Similarly, let $n_{13}$ be the number of Sylow $13$-subgroups of $G$.

Sylow’s theorem yields that $n_{13}$ satisfies:

\begin{align*}

&n_{13}\equiv 1 \pmod{13} \text{ and }\\

&n_{13} \text{ divides } 11^2.

\end{align*}

From the second condition, we see that $n_{13}$ could be $1, 11, 13$.

Among these numbers, only $n_{13}=1$ satisfies the first condition.

So there is a unique Sylow $13$-subgroup $P_{13}$ of $G$, hence $P_{13}$ is a normal subgroup of $G$.

Note that the orders of $P_{11}$ and $P_{13}$ are $11^2$ and $13^2$, respectively.

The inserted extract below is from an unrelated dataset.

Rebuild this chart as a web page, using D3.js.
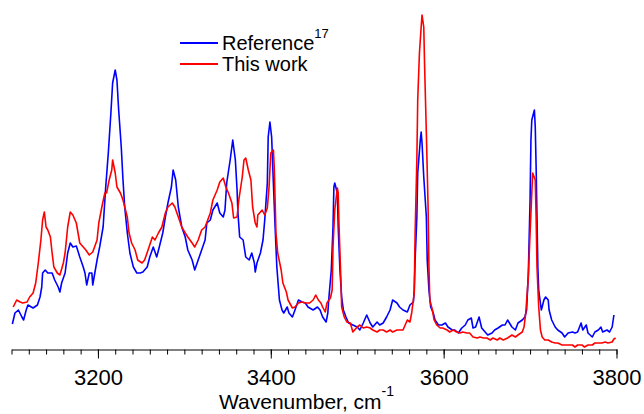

The intersection of $P_{11}$ and $P_{13}$ is the trivial group.

Thus, we have

\begin{align*}

|G|=\frac{|P_{11}P_{13}|}{|P_{11}\cap P_{13}|}=|P_{11}P_{13}|.

\end{align*}

This yields that $G=P_{11}P_{13}$.

In summary, we have

- Sylow subgroups $P_{11}$ and $P_{13}$ are normal in $G$.
- $P_{11}\cap P_{13}=\{e\}$.
- $G=P_{11}P_{13}$.

These implies that $G$ is the direct product of $P_{11}$ and $P_{13}$:

\[G=P_{11}\times P_{13}.\]

Recall that every group of order $p^2$ for some prime number $p$ is an abelian group.

Thus, $P_{11}$ and $P_{13}$ are both abelian group.

Since the direct product of abelian groups is abelian, we conclude that the group $G=P_{11}\times P_{13}$ is abelian.